Here's how the Councillors voted on the smoking ban, Prop 371 : Yes (12) Republicans Hunter, Malone, Smith, and Vaughn, joined Democrats Bateman, Evans, Lewis , B. Mahern, Mansfield, Moriarty, Nytes, and Sanders. No (13) Libertarian Coleman and Democrats Brown and Oliver, joined Republicans Cain, Cardwell, Cockrum, Day, Lutz, McHenry, McQuillen, Plowman, Scales, and Speedy. Democrats D. Mahern and Gray abstained from the vote and Councillors Minton-McNeill and Pfisterer were absent all night. The vote failed.

While one cannot know how the Republicans would have voted had Mayor Ballard not instructed them not to let it get to his desk, one does have to wonder. And, one has to wonder whether any of the Councillors believe they have a duty as separately elected officials to act separately from their party and separately from the reelection efforts of the Mayor of the same party.
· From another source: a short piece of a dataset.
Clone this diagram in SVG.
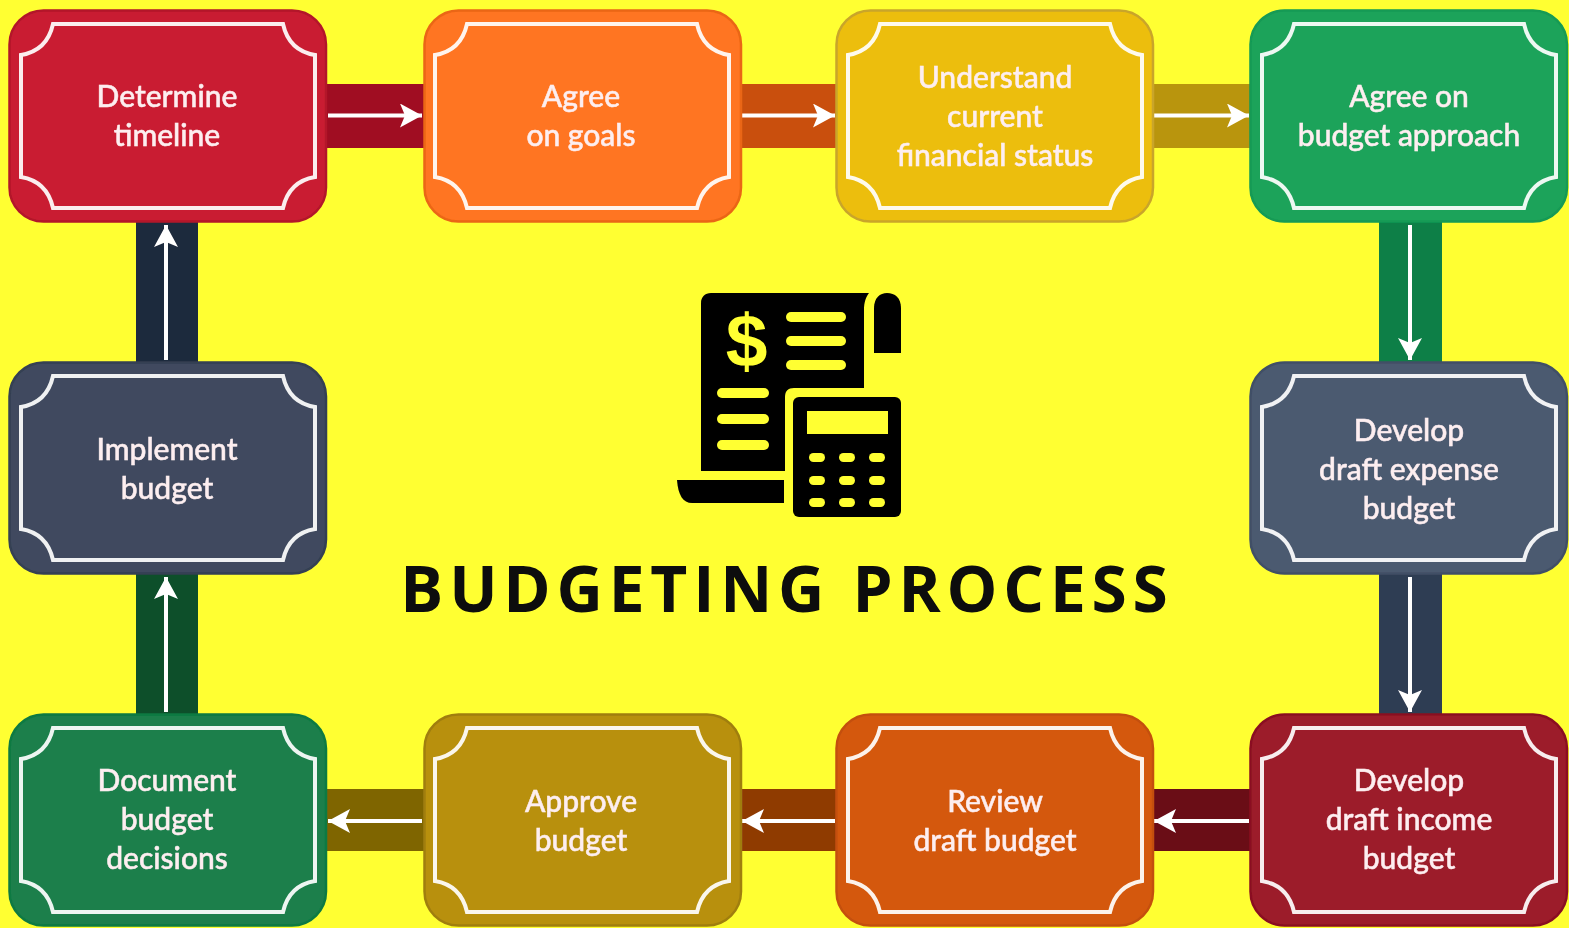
<svg xmlns="http://www.w3.org/2000/svg" width="1569" height="928" viewBox="0 0 1569 928">
<style>
.box{stroke-width:2.500}
.frame{fill:none;stroke:#fff;stroke-width:4;stroke-opacity:.92}
.lbl{font-family:"Lato","Open Sans",sans-serif;font-size:30px;font-weight:500;fill:#fdeef0;text-anchor:middle;stroke:#fdeef0;stroke-width:.5}
.wire{fill:none;stroke:#fff;stroke-width:4;marker-end:url(#ah)}
.k{fill:#ffff33}
</style>
<defs>
<filter id="soft" x="0" y="0" width="100%" height="100%" filterUnits="objectBoundingBox"><feGaussianBlur stdDeviation="0.6"/></filter>
<marker id="ah" markerUnits="userSpaceOnUse" markerWidth="24" markerHeight="26" refX="22" refY="12" orient="auto"><path d="M0 0L22 12L0 24L5 12Z" fill="#fff"/></marker>
<path id="fr" class="frame" d="M53 24H283C287 42 297 52 315 55V177C297 180 287 190 283 208H53C49 190 39 180 21 177V55C39 52 49 42 53 24Z"/>
<rect id="bx" x="9.500" y="10.500" width="316.500" height="211" rx="34"/>
</defs>
<g filter="url(#soft)">
<rect width="1569" height="928" fill="#ffff33"/>
<g id="connectors">
<rect x="325" y="84" width="100" height="64" fill="#a01022"/>
<rect x="739" y="84" width="100" height="64" fill="#c9500a"/>
<rect x="1150" y="84" width="102" height="64" fill="#b9950c"/>
<rect x="1379" y="220" width="63" height="143" fill="#0f7f46"/>
<rect x="1379" y="573" width="63" height="142" fill="#2f3c52"/>
<rect x="1150" y="789" width="102" height="62" fill="#6a0a18"/>
<rect x="739" y="789" width="100" height="62" fill="#8f3a06"/>
<rect x="325" y="789" width="100" height="62" fill="#7f6506"/>
<rect x="136" y="573" width="62" height="142" fill="#084f2a"/>
<rect x="136" y="220" width="62" height="143" fill="#1f2a3c"/>
<path class="wire" d="M328 115.500H422"/>
<path class="wire" d="M742 115.500H835"/>
<path class="wire" d="M1154 115.500H1249"/>
<path class="wire" d="M1410 225V360"/>
<path class="wire" d="M1410 577V712"/>
<path class="wire" d="M1249 821H1154"/>
<path class="wire" d="M835 821H742"/>
<path class="wire" d="M422 821H328"/>
<path class="wire" d="M166 712V577"/>
<path class="wire" d="M166 360V225"/>
</g>
<g id="n1"><use href="#bx" class="box" fill="#c91f32" stroke="#b3172a"/><use href="#fr"/><text class="lbl" x="167" y="107">Determine</text><text class="lbl" x="167" y="146">timeline</text></g>
<g id="n2"><use href="#bx" x="415" class="box" fill="#ff7420" stroke="#ea6614"/><use href="#fr" x="414"/><text class="lbl" x="581" y="107">Agree</text><text class="lbl" x="581" y="146">on goals</text></g>
<g id="n3"><use href="#bx" x="827" class="box" fill="#ecbe0e" stroke="#c9a52a"/><use href="#fr" x="827"/><text class="lbl" x="995" y="88">Understand</text><text class="lbl" x="995" y="127">current</text><text class="lbl" x="995" y="166">financial status</text></g>
<g id="n4"><use href="#bx" x="1241" class="box" fill="#1fa35a" stroke="#129a55"/><use href="#fr" x="1241"/><text class="lbl" x="1409" y="107">Agree on</text><text class="lbl" x="1409" y="146">budget approach</text></g>
<g id="n5"><use href="#bx" x="1241" y="352" class="box" fill="#4c5a70" stroke="#414f66"/><use href="#fr" x="1241" y="352"/><text class="lbl" x="1409" y="441">Develop</text><text class="lbl" x="1409" y="480">draft expense</text><text class="lbl" x="1409" y="519">budget</text></g>
<g id="n6"><use href="#bx" x="1241" y="704" class="box" fill="#9c1c2a" stroke="#8a1020"/><use href="#fr" x="1241" y="704"/><text class="lbl" x="1409" y="791">Develop</text><text class="lbl" x="1409" y="830">draft income</text><text class="lbl" x="1409" y="869">budget</text></g>
<g id="n7"><use href="#bx" x="827" y="704" class="box" fill="#d4590c" stroke="#c45008"/><use href="#fr" x="827" y="704"/><text class="lbl" x="995" y="812">Review</text><text class="lbl" x="995" y="851">draft budget</text></g>
<g id="n8"><use href="#bx" x="415" y="704" class="box" fill="#b8900e" stroke="#a07e10"/><use href="#fr" x="414" y="704"/><text class="lbl" x="581" y="812">Approve</text><text class="lbl" x="581" y="851">budget</text></g>
<g id="n9"><use href="#bx" y="704" class="box" fill="#1a7f4b" stroke="#0f7a42"/><use href="#fr" y="704"/><text class="lbl" x="167" y="791">Document</text><text class="lbl" x="167" y="830">budget</text><text class="lbl" x="167" y="869">decisions</text></g>
<g id="n10"><use href="#bx" y="352" class="box" fill="#3f4a5e" stroke="#343f52"/><use href="#fr" y="352"/><text class="lbl" x="167" y="460">Implement</text><text class="lbl" x="167" y="499">budget</text></g>
<g id="icon">
<path d="M711 293H869C866 297 864 302 864 310V388H794C788 388 785 391 785 397V471H701V303C701 297 705 293 711 293Z"/>
<path d="M874 353V308C874 298 880 293 887 293C895 293 901 298 901 308V353Z"/>
<path d="M677 480H784V503H692C683 503 678 495 677 480Z"/>
<rect x="793" y="397" width="108" height="120" rx="6"/>
<rect class="k" x="807" y="411" width="81" height="23"/>
<g class="k">
<rect x="786" y="312" width="60" height="10" rx="5"/><rect x="786" y="336" width="60" height="10" rx="5"/><rect x="786" y="360" width="60" height="10" rx="5"/>
<rect x="717" y="388" width="52" height="10" rx="5"/><rect x="717" y="414" width="52" height="10" rx="5"/><rect x="717" y="440" width="52" height="10" rx="5"/>
<rect x="809" y="453" width="16" height="9" rx="4.500"/><rect x="839" y="453" width="16" height="9" rx="4.500"/><rect x="869" y="453" width="16" height="9" rx="4.500"/>
<rect x="809" y="476" width="16" height="9" rx="4.500"/><rect x="839" y="476" width="16" height="9" rx="4.500"/><rect x="869" y="476" width="16" height="9" rx="4.500"/>
<rect x="809" y="498" width="16" height="9" rx="4.500"/><rect x="839" y="498" width="16" height="9" rx="4.500"/><rect x="869" y="498" width="16" height="9" rx="4.500"/>
</g>
<text x="746.500" y="366" font-family="'Liberation Sans',sans-serif" font-weight="700" font-size="75" text-anchor="middle" fill="#ffff33">$</text>
</g>
<text id="title" x="787" y="612" font-family="'Open Sans',sans-serif" font-weight="700" font-size="64" letter-spacing="5.800" text-anchor="middle" fill="#0a0a0a">BUDGETING PROCESS</text>
</g>
</svg>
I do want to thank Councillors Hunter and Mansfield for authoring Prop 371 and Councillors Evans and Malone for signing on to it. A smoking ban is a discussion this community needs to have. And we will have it again because this is the path down which smoking in Indy will be curtailed. The only question is when.


Paul K. Ogden said...

Regarding smoking, there is no "right" to work in a non-smoking workplace. Likewise, there is no right of smokers to smoke in a private business establishment nor is there any right of non-smokers to patronize those establishments free of smoke.

This is about business owners rights and how far we should go as government in regulating how they operate their business.

We came to a very reasonable compromise on this issue - a ban which is aimed at protecting those who can't made adult decisions - those under 18. Places that serve those under 18 have to be non-smoking. A logical compromise that still allows adults to make adult decisions. That was not good enough though.

I hate being around smoking My father died of smoking. If a place has smoking, I simply do not go there. I don't feel though I have some sort of right to tell a private busines owner, catering to adults only, how he or she should run their business.

Had Enough Indy? said...

Paul, I actually thought of you as I wrote that phrase.

I have no antipathy toward smokers or being in smoky environments. But, I do think folks have a right not to have to work 40 hours a week in said environment. That right may not be written in legal language, but, I think inherently it does exist. Just like they have the right to work in a safe environment - which is codified in rules if not laws. (Although our last place work safety ranking in the Forbes list illuminates a pro-business propensity here in Indiana.) The law says that people have a right to work in an environment free of sexual harassment - a law which has all sorts of detractors to say the least, but which I support strongly. Those laws follow an inherent right in my view.

Its the balance that is difficult for me personally to pinpoint.

Paul K. Ogden said...

The problem is people already have a right to not work in a smokey environment. They don't have to take the job.

If I take a job where there is smoking, that's a choice I make. Same thing if I patronize a bar where there is smoking. I don't think anyone is fooled that being around smoking is not hazardous.